Rabies is uncommon in New York but it is still present. In 2017 Rensselaer County had 4 animals test positive for Rabies. Of the tens of millions of animals susceptible this is a tiny amount.
From the CDC:
"Rabies is a preventable viral disease of mammals most often transmitted through the bite of a rabid animal. The vast majority of rabies cases reported to the Centers for Disease Control and Prevention (CDC) each year occur in wild animals like raccoons, skunks, bats, and foxes."
"The rabies virus infects the central nervous system, ultimately causing disease in the brain and death. The early symptoms of rabies in people are similar to that of many other illnesses, including fever, headache, and general weakness or discomfort. As the disease progresses, more specific symptoms appear and may include insomnia, anxiety, confusion, slight or partial paralysis, excitation, hallucinations, agitation, hypersalivation (increase in saliva), difficulty swallowing, and hydrophobia (fear of water). Death usually occurs within days of the onset of these symptoms."
In 2017, according to data from the CDC, Rensselaer County had 4 animals, one Raccoon, two Skunks and one other animal test positive for rabies. Rabies in humans is extremely rare. If you are ever bitten, by any animal, contact Public Safety immediately (518-276-6611) or Call 911. Waiting after being bitten decreases your chances to survive a rabies bite substantially.
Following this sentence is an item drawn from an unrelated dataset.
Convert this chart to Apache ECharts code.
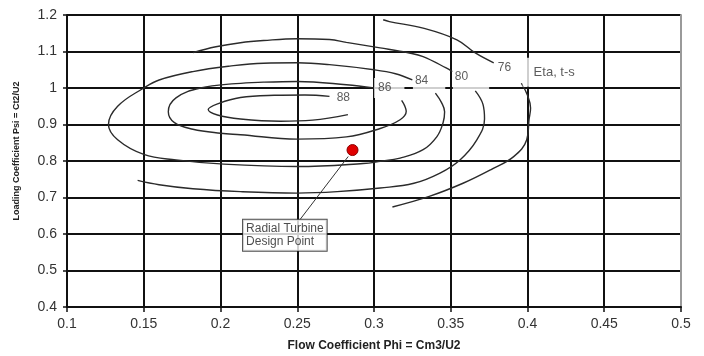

Treat every bite from a wild animal as if the animal is rabid.
What Do I Do?
- If you see a wild animal on campus or where you are walking, stay away from it. Back up standing as tall as you can, put your arms up to make yourself look even larger.
- Wild animals will happily be on their way if you do not approach them, generally.
- Trying to get a selfie with a Bear is a very bad idea! Stay away from all wild animals especially those with teeth.
- If you see an animal that has been hurt, hit by a car or looks sick, call Public Safety on (518) 276 - 6611. They will send an officer and also call Animal Protection and Control in Troy.
Most animals you come across will be frightened by your presence and will leave on their own. However, some animals will become quite ferocious if their young are nearby, if you stand between them and their home or if you are carrying food.
If you see a wild animal on campus and are concerned about it please call (518) 276 - 6611 and a public safety officer will examine the creature.